Heart Rehab Programs May Help Some Stroke Patients
Structured Rehab After Stroke May Save Lives, Researchers Say
Insurance Coverage May Be Barrier continued...
She thinks cardiac rehab is a great fit for people who have had mini- or mild strokes.
“If these patients are discharged and go on their merry way, they would not be monitored and could end up getting worse,” she says.
“The infrastructure is already there, so we would be able to implement a program immediately,” Tracy says.
Insurance coverage may be a barrier.
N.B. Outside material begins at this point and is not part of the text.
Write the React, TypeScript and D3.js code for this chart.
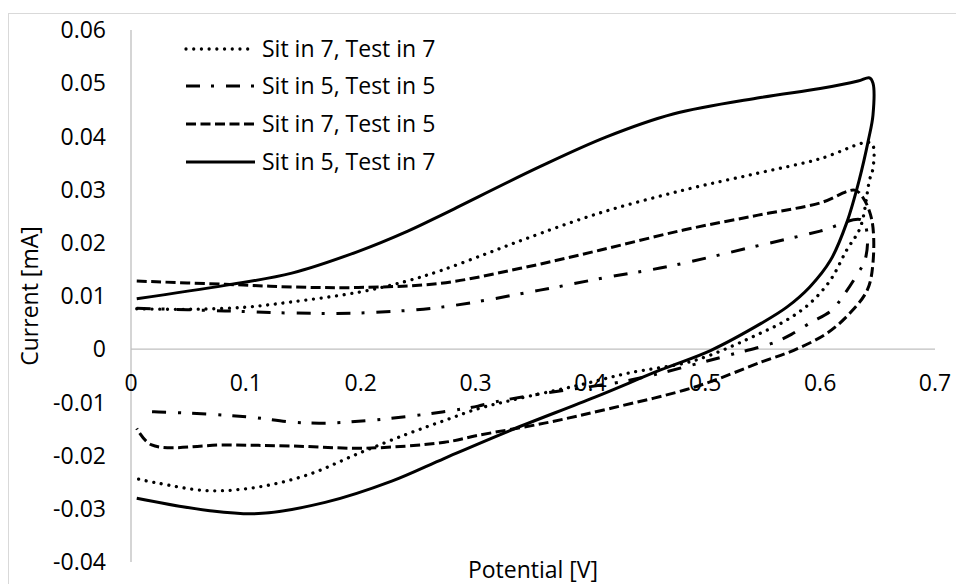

There are only certain events that are covered, and “right now, these strokes are not considered qualifying diagnoses,” she says.
Roger Bonomo, MD, director of stroke care at New York City's Lenox Hill Hospital, says many of the features of cardiac rehab would benefit people who have had mini or mild strokes.
But “you don't go to cardiac rehab because of a TIA,” he says. “We try to do the same kind of education in the short time that we have them in the hospital.”
It’s close to impossible to encourage successful and long-term smoking cessation during this time frame, Bonomo says. “The best of all possible worlds would be to have follow-up care that includes the same kind of program that is completed in cardiac rehab, namely education about diet, exercise, and adherence to [cholesterol-lowering] medications and smoking cessation.”
David Langer, MD, director of cerebrovascular research at the Cushing Neuroscience Institute of the North Shore-Long Island Jewish Health System in Manhasset, says that this type of program could absolutely benefit people who have had mini or mild strokes, not to mention those who have risk factors for these conditions.
“Ideally this program could help people even before they have a stroke, including people who smoke, have high cholesterol or high blood pressure, or other risk factors,” he says, but the issue is that insurers don’t pay for these services.